The owner and operator is Dave Godfrey. Born in 1938 in Ste. Dital, the home of Louis Riel, and raised in Winnipeg, Scarborough and Cooksville, Dave has transformed a few hay fields and a private home into a fifteen acre vineyard, a busy winery and a wine-tasting patio open year-round.
His mother’s family, the Brownells, have always farmed. Descended from Italian Protestants living in France, the Brownells came to Rhode Island in the 1600s as indentured servants and worked as farmers. After the US revolution they settled in Nova Scotia and kept farming. Eventually their descendents moved all across North America:
the Godfrey’s homesteaded in Saskatchewan at the turn of the century and Dave’s parents were the first to enter the professional class, Richmond as a lawyer and Marguerite as a teacher. Education was very important to them and they were thrilled when he started at Trinity College at the University of Toronto … and less thrilled when he was soon kicked out for challenging authority.
He transferred to Iowa and then Stanford, where he met and soon married Ellen Swartz, the daughter of a Chicago Industrialist. Ellen and Dave then spent several years teaching English and music at Adisadl school near Kumasi, Ghana. By the time he was twenty-four he was back at Trinity, this time as a Professor. Dave spent nine years in and around Toronto.
He bought a 100 acre farm and learned how to farm grains and raise cattle. He also played trumpet with Oketeke, a psycho-afro and highlife quartet with friends from Ghana. In his spare time Dave along with Ellen and others – like Dennis Lee - founded a series of book publishing companies such as the House of Anansi, New Press, Press Procepic, and first published authors like Michael Ondaatje and the Vietnam War classic Draft Dodgers’ Guide to Immigrating to Canada. Dave also wrote a number of books himself such as the 1971 Governor-General award winning The New Ancestors.
In 1978, Dave and Ellen – and now their children – moved to Victoria where Dave taught at the University. He and Ellen also worked on the first free local internet offering, FreeNet and later founded, Softwords Inc., a computer software company that developed Coastnet, a ground-breaking internet service provider.
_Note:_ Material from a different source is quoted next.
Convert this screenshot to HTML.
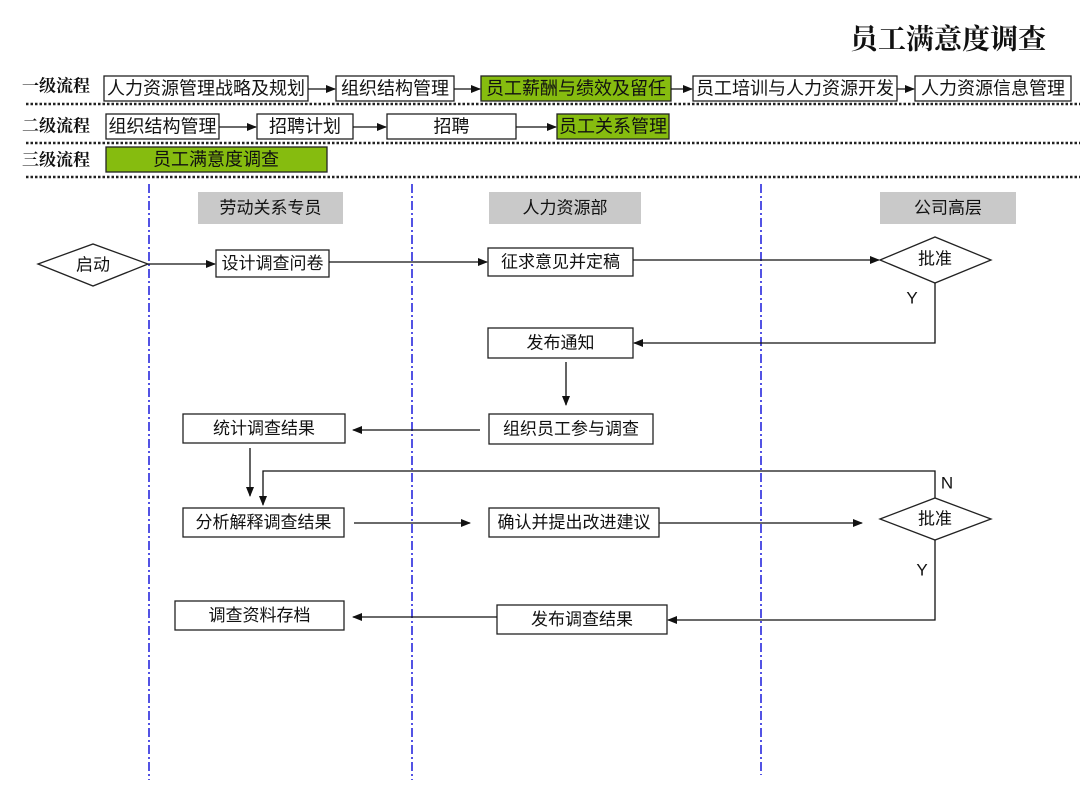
<!DOCTYPE html>
<html><head><meta charset="utf-8"><style>
html,body{margin:0;padding:0;background:#fff}
svg{display:block}
text{font-family:"Liberation Sans","Noto Sans CJK SC",sans-serif;fill:#111}
.t{font-size:17px;text-anchor:middle;dominant-baseline:central}
.s{font-size:18px;text-anchor:middle;dominant-baseline:central}
.lbl{font-size:17px;font-weight:bold;font-family:"Liberation Serif","Noto Serif CJK SC",serif}
.b{fill:#fff;stroke:#222;stroke-width:1.3}
.g{fill:#86bc0f;stroke:#222;stroke-width:1.3}
.gr{fill:#c9c9c9}
.ln{stroke:#111;stroke-width:1.3;fill:none}
.dot{stroke:#222;stroke-width:2.5;stroke-dasharray:2.5 2;}
.lane{stroke:#1a1adc;stroke-width:1.5;stroke-dasharray:9 3 2 3}
</style></head><body>
<svg width="1080" height="810" viewBox="0 0 1080 810" xmlns="http://www.w3.org/2000/svg">
<defs><marker id="a" markerWidth="10" markerHeight="10" refX="9" refY="5" orient="auto" markerUnits="userSpaceOnUse"><path d="M0,1 L10,5 L0,9 z" fill="#111"/></marker></defs>
<text x="1046" y="40" style="font-size:28px;font-weight:bold;text-anchor:end;dominant-baseline:central;font-family:'Liberation Serif','Noto Serif CJK SC',serif">员工满意度调查</text>

<text class="lbl" x="22" y="86" dominant-baseline="central">一级流程</text>
<text class="lbl" x="22" y="126" dominant-baseline="central">二级流程</text>
<text class="lbl" x="22" y="160" dominant-baseline="central">三级流程</text>

<rect class="b" x="104" y="76" width="204" height="25"/><text class="s" x="206" y="88.5">人力资源管理战略及规划</text>
<rect class="b" x="336" y="76" width="118" height="25"/><text class="s" x="395" y="88.5">组织结构管理</text>
<rect class="g" x="481" y="76" width="190" height="25"/><text class="s" x="576" y="88.5">员工薪酬与绩效及留任</text>
<rect class="b" x="693" y="76" width="204" height="25"/><text class="s" x="795" y="88.5">员工培训与人力资源开发</text>
<rect class="b" x="915" y="76" width="156" height="25"/><text class="s" x="993" y="88.5">人力资源信息管理</text>
<line class="ln" x1="308" y1="89" x2="335" y2="89" marker-end="url(#a)"/>
<line class="ln" x1="454" y1="89" x2="480" y2="89" marker-end="url(#a)"/>
<line class="ln" x1="671" y1="89" x2="692" y2="89" marker-end="url(#a)"/>
<line class="ln" x1="897" y1="89" x2="914" y2="89" marker-end="url(#a)"/>
<line class="dot" x1="26" y1="104" x2="1080" y2="104"/>

<rect class="b" x="106" y="114" width="113" height="25"/><text class="s" x="162.5" y="126.5">组织结构管理</text>
<rect class="b" x="257" y="114" width="96" height="25"/><text class="s" x="305" y="126.5">招聘计划</text>
<rect class="b" x="387" y="114" width="129" height="25"/><text class="s" x="451.5" y="126.5">招聘</text>
<rect class="g" x="557" y="114" width="112" height="25"/><text class="s" x="613" y="126.5">员工关系管理</text>
<line class="ln" x1="219" y1="127" x2="256" y2="127" marker-end="url(#a)"/>
<line class="ln" x1="353" y1="127" x2="386" y2="127" marker-end="url(#a)"/>
<line class="ln" x1="516" y1="127" x2="556" y2="127" marker-end="url(#a)"/>
<line class="dot" x1="26" y1="143" x2="1080" y2="143"/>

<rect class="g" x="106" y="147" width="221" height="25"/><text class="s" x="216" y="159.5">员工满意度调查</text>
<line class="dot" x1="26" y1="177" x2="1080" y2="177"/>

<line class="lane" x1="149" y1="184" x2="149" y2="780"/>
<line class="lane" x1="412" y1="184" x2="412" y2="780"/>
<line class="lane" x1="761" y1="184" x2="761" y2="775"/>

<rect class="gr" x="198" y="192" width="145" height="32"/><text class="t" x="270.5" y="208">劳动关系专员</text>
<rect class="gr" x="489" y="192" width="152" height="32"/><text class="t" x="565" y="208">人力资源部</text>
<rect class="gr" x="880" y="192" width="136" height="32"/><text class="t" x="948" y="208">公司高层</text>

<polygon class="b" points="38,264 93,244 148,264 93,286"/><text class="t" x="93" y="265">启动</text>
<line class="ln" x1="148" y1="264" x2="215" y2="264" marker-end="url(#a)"/>
<rect class="b" x="216" y="250" width="113" height="27"/><text class="t" x="272.5" y="263.5">设计调查问卷</text>
<line class="ln" x1="329" y1="262" x2="487" y2="262" marker-end="url(#a)"/>
<rect class="b" x="488" y="248" width="145" height="28"/><text class="t" x="560.5" y="262">征求意见并定稿</text>
<line class="ln" x1="633" y1="260" x2="879" y2="260" marker-end="url(#a)"/>
<polygon class="b" points="880,260 935,237 991,260 935,283"/><text class="t" x="935" y="259">批准</text>
<text x="912" y="298" style="font-size:17px;text-anchor:middle;dominant-baseline:central">Y</text>
<polyline class="ln" points="935,283 935,343 634,343" marker-end="url(#a)"/>
<rect class="b" x="488" y="328" width="145" height="30"/><text class="t" x="560.5" y="343">发布通知</text>
<line class="ln" x1="566" y1="362" x2="566" y2="405" marker-end="url(#a)"/>
<rect class="b" x="489" y="414" width="164" height="30"/><text class="t" x="571" y="429">组织员工参与调查</text>
<line class="ln" x1="480" y1="430" x2="353" y2="430" marker-end="url(#a)"/>
<rect class="b" x="183" y="414" width="162" height="29"/><text class="t" x="264" y="428.5">统计调查结果</text>
<line class="ln" x1="250" y1="448" x2="250" y2="496" marker-end="url(#a)"/>
<polyline class="ln" points="935,498 935,471 263,471 263,505" marker-end="url(#a)"/>
<text x="947" y="483" style="font-size:17px;text-anchor:middle;dominant-baseline:central">N</text>
<rect class="b" x="183" y="508" width="161" height="29"/><text class="t" x="263.5" y="522.5">分析解释调查结果</text>
<line class="ln" x1="354" y1="523" x2="470" y2="523" marker-end="url(#a)"/>
<rect class="b" x="489" y="508" width="170" height="29"/><text class="t" x="574" y="522.5">确认并提出改进建议</text>
<line class="ln" x1="659" y1="523" x2="862" y2="523" marker-end="url(#a)"/>
<polygon class="b" points="880,519 935,498 991,519 935,540"/><text class="t" x="935" y="519">批准</text>
<text x="922" y="570" style="font-size:17px;text-anchor:middle;dominant-baseline:central">Y</text>
<polyline class="ln" points="935,540 935,620 668,620" marker-end="url(#a)"/>
<rect class="b" x="497" y="605" width="170" height="29"/><text class="t" x="582" y="619.5">发布调查结果</text>
<line class="ln" x1="497" y1="617" x2="353" y2="617" marker-end="url(#a)"/>
<rect class="b" x="175" y="601" width="169" height="29"/><text class="t" x="259.5" y="615.5">调查资料存档</text>
</svg>
</body></html>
As he approached his sixties, Dave was driven to drink: he had always loved wine and decided to start growing grapes and making wine seriously. He spent five years experimenting, visiting other vineyards, and looking for farmland. In 1998, he bought a hay farm that turned out to have, around the 1880s, been homesteaded by a Brownell, one of his grandmother’s cousins. This seemed propitious in some way.
Dave’s goal is to have a well-managed farm that can produce five to six thousand cases of wines a year, without stressing the land, but instead enhancing the land. He is experimenting with other crops such as olives, as well as incorporating livestock into production. The farm is envisioned as a place with five acres of ponds and wetlands, an exemplary feeder for the Glenora Creek. Lately he has become interested in the notion of carbon neutrality, and is working to make his wine carbon positive.